En effet, comment croire qu’une machine puisse rivaliser avec la sensibilité d’un humain, avec sa capacité à transmettre des émotions uniques et authentiques ? L’intelligence artificielle ne connaît pas la vie, l’amour, la mort. Elle ne met pas de cœur à l’ouvrage, n’apporte pas de supplément d’âme. Tout ce qu’elle fait est froidement calculé. Elle n’est qu’une simple suite informatique basée sur des moyennes statistiques et du tri de données. Le risque est de se retrouver avec une culture standardisée, aseptisée.
Nous devons donc considérer cette révolution avec le plus grand sérieux. Et éviter une fuite en avant technologique au détriment des humains. Pour faire face au développement spectaculaire des IA, nous devons combler un vide réglementaire préoccupant.
D’abord, une véritable transparence doit être imposée sur les données utilisées pour l’entraînement des IA afin de permettre une traçabilité. Le respect du consentement individuel est la clé. Un mécanisme de rémunération équitable doit ensuite être établi, permettant aux créateurs de bénéficier de l’exploitation de leurs œuvres. Enfin, la protection des données personnelles doit être étendue aux caractéristiques uniques – voix, visage, style – qui font l’identité de chaque artiste. C’est en ce sens que nous œuvrons actuellement auprès des instances dirigeantes, notamment la Commission européenne à Bruxelles.

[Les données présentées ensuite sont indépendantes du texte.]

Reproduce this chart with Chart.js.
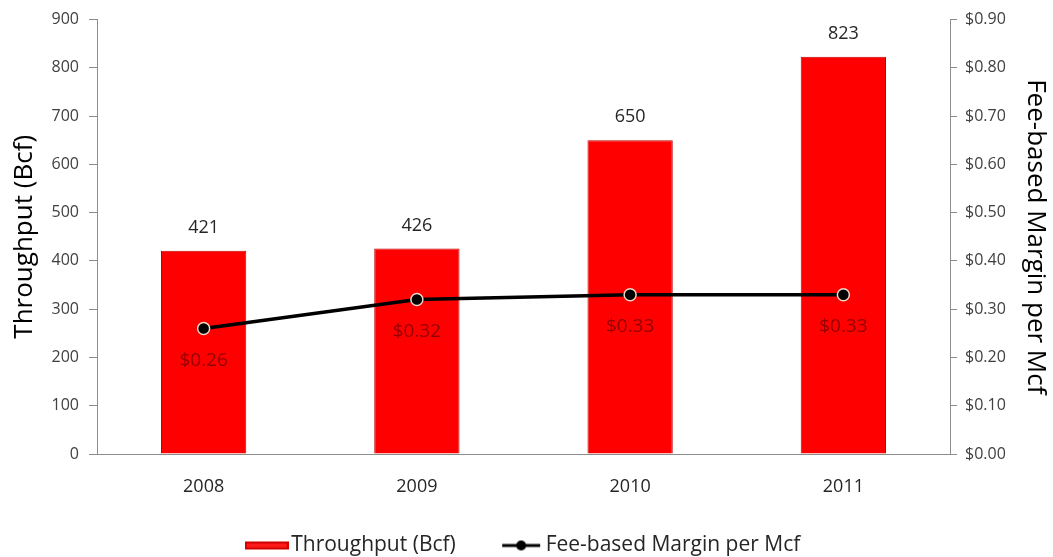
<!DOCTYPE html>
<html>
<head>
<meta charset="utf-8">
<script src="https://cdn.jsdelivr.net/npm/chart.js@4.4.1/dist/chart.umd.min.js"></script>
<style>
  html, body { margin: 0; padding: 0; background: #ffffff; }
  #wrap { width: 1053px; height: 557px; }
</style>
</head>
<body>
<div id="wrap"><canvas id="chart" width="1053" height="557"></canvas></div>
<script>
// values
const years = ['2008', '2009', '2010', '2011'];
const throughput = [421, 426, 650, 823];
const margin = [0.26, 0.32, 0.33, 0.33];
const leftTicks = [0, 100, 200, 300, 400, 500, 600, 700, 800, 900];
const rightTicks = [0, 0.1, 0.2, 0.3, 0.4, 0.5, 0.6, 0.7, 0.8, 0.9];

const FONT = '"Open Sans", "Liberation Sans", sans-serif';
const axisGrey = '#8c8c8c';

// bevelled red fill for the bars
function barFill(context) {
  const el = context.element;
  const c = context.chart.ctx;
  if (!el || el.width === undefined) return '#ff0000';
  const x0 = el.x - el.width / 2;
  const g = c.createLinearGradient(x0, 0, x0 + el.width, 0);
  g.addColorStop(0, '#b00000');
  g.addColorStop(0.07, '#ff0000');
  g.addColorStop(0.92, '#ff0000');
  g.addColorStop(1, '#900000');
  return g;
}

// legend swatches (drawn wider than the legend box so the text sits close)
function swatchBar() {
  const cv = document.createElement('canvas');
  cv.width = 44; cv.height = 10;
  const c = cv.getContext('2d');
  c.fillStyle = '#d00000';
  c.fillRect(0, 1, 44, 8);
  c.fillStyle = '#ff1a1a';
  c.fillRect(2, 3, 40, 4);
  return cv;
}
function swatchLine() {
  const cv = document.createElement('canvas');
  cv.width = 44; cv.height = 14;
  const c = cv.getContext('2d');
  c.strokeStyle = '#000'; c.lineWidth = 3;
  c.beginPath(); c.moveTo(3, 7); c.lineTo(41, 7); c.stroke();
  c.fillStyle = '#000';
  c.beginPath(); c.arc(22, 7, 5, 0, Math.PI * 2); c.fill();
  return cv;
}

const valueLabels = {
  id: 'valueLabels',
  afterDatasetsDraw(chart) {
    const c = chart.ctx;
    c.save();
    c.textAlign = 'center';
    c.textBaseline = 'middle';
    c.font = '18px ' + FONT;
    c.fillStyle = '#262626';
    chart.getDatasetMeta(0).data.forEach((bar, i) => {
      c.fillText(String(throughput[i]), bar.x, bar.y - 23);
    });
    c.font = '19px ' + FONT;
    c.fillStyle = 'rgba(120,0,0,0.8)';
    chart.getDatasetMeta(1).data.forEach((pt, i) => {
      c.fillText('$' + margin[i].toFixed(2), pt.x, pt.y + 32);
    });
    c.restore();
  }
};

new Chart(document.getElementById('chart'), {
  data: {
    labels: years,
    datasets: [
      {
        type: 'bar',
        label: 'Throughput (Bcf)',
        data: throughput,
        yAxisID: 'y',
        backgroundColor: barFill,
        borderColor: '#c00000',
        borderWidth: 1,
        barPercentage: 0.8,
        categoryPercentage: 0.5,
        order: 2
      },
      {
        type: 'line',
        label: 'Fee-based Margin per Mcf',
        data: margin,
        yAxisID: 'y1',
        borderColor: '#000000',
        borderWidth: 3.5,
        pointRadius: 6,
        pointBackgroundColor: '#000000',
        pointBorderColor: '#f0d8c8',
        pointBorderWidth: 1.5,
        tension: 0,
        order: 1
      }
    ]
  },
  options: {
    responsive: false,
    animation: false,
    layout: { padding: { top: 15, bottom: -9 } },
    plugins: {
      legend: {
        position: 'bottom',
        labels: {
          font: { family: FONT, size: 21 },
          color: '#262626',
          usePointStyle: true,
          pointStyleWidth: 28,
          boxHeight: 14,
          padding: 35,
          generateLabels() {
            // trailing spaces widen the gap between the two entries
            return [
              { text: 'Throughput (Bcf)   ', pointStyle: swatchBar(), datasetIndex: 0, fontColor: '#262626' },
              { text: 'Fee-based Margin per Mcf', pointStyle: swatchLine(), datasetIndex: 1, fontColor: '#262626' }
            ];
          }
        }
      },
      tooltip: { enabled: false }
    },
    scales: {
      x: {
        grid: { display: false },
        border: { color: axisGrey },
        ticks: { font: { family: FONT, size: 18 }, color: '#262626', padding: 14 },
        afterFit(scale) { scale.height = 46; }
      },
      y: {
        position: 'left',
        min: 0, max: 900,
        afterBuildTicks(scale) { scale.ticks = leftTicks.map(v => ({ value: v })); },
        grid: { drawOnChartArea: false, tickLength: 8, color: axisGrey },
        border: { color: axisGrey },
        ticks: { font: { family: FONT, size: 16 }, color: '#404040', padding: 10 },
        title: {
          display: true, text: 'Throughput (Bcf)',
          font: { family: FONT, size: 26 }, color: '#000000',
          padding: { top: 9, bottom: 0 }
        },
        afterFit(scale) { scale.width = 97; }
      },
      y1: {
        position: 'right',
        min: 0, max: 0.9,
        afterBuildTicks(scale) { scale.ticks = rightTicks.map(v => ({ value: v })); },
        grid: { drawOnChartArea: false, tickLength: 7, color: axisGrey },
        border: { color: axisGrey },
        ticks: {
          font: { family: FONT, size: 16 }, color: '#404040', padding: 8,
          callback: v => '$' + Number(v).toFixed(2)
        },
        title: {
          display: true, text: 'Fee-based Margin per Mcf',
          font: { family: FONT, size: 26 }, color: '#000000',
          padding: { top: 2, bottom: 0 }
        },
        afterFit(scale) { scale.width = 103; }
      }
    }
  },
  plugins: [valueLabels]
});
</script>
</body>
</html>
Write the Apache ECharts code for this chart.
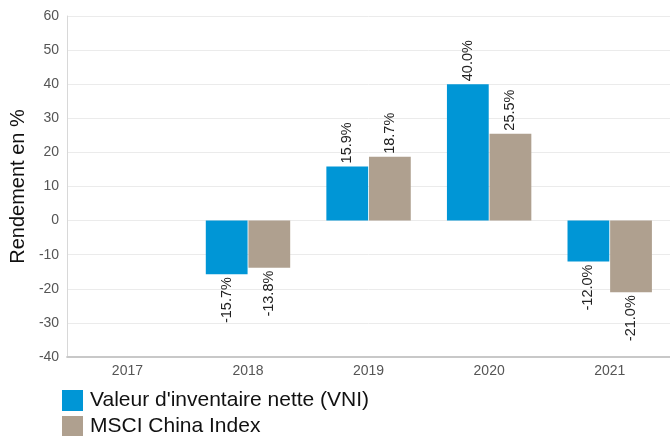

Un outil au service des artistes.
En France - où le droit d’auteur a légalement vu le jour à l’initiative de Beaumarchais en 1791, nous disposons déjà d’un cadre juridique qui peut servir de fondement à cette régulation. Le règlement général sur la protection des données (RGPD) offre également des outils précieux. En outre, il est possible d’imaginer qu’à l’avenir le Centre national du cinéma et de l’image animée (CNC) conditionne ses subventions aux œuvres audiovisuelles dont le travail humain est avéré et quantifié…
L’intelligence artificielle doit demeurer à sa juste place : celle d’un outil au service des artistes et de la création, jamais d’un substitut. Il s’agit donc de réguler ces machines pour en conserver le contrôle. Car, correctement encadrée et utilisée à bon escient, l’IA générative peut être utile. Elle permet notamment d’automatiser des tâches fastidieuses, libérant du temps. Elle ouvre aussi des possibilités inédites, comme celle – pour les artistes-interprètes - de proposer en licence leur voix pour des applications spécifiques : chatbot, robotique, presse en ligne, GPS… Tout ce que l’on ne peut pas enregistrer et qui ne demande pas une interprétation, contrairement au doublage ou aux livres audios.
Face au défi posé par l’IA générative, c’est notre conception même de la culture qui est en jeu. Donc notre humanité. Ce bouleversement technologique nous pousse à une réflexion civilisationnelle. Ni plus, ni moins.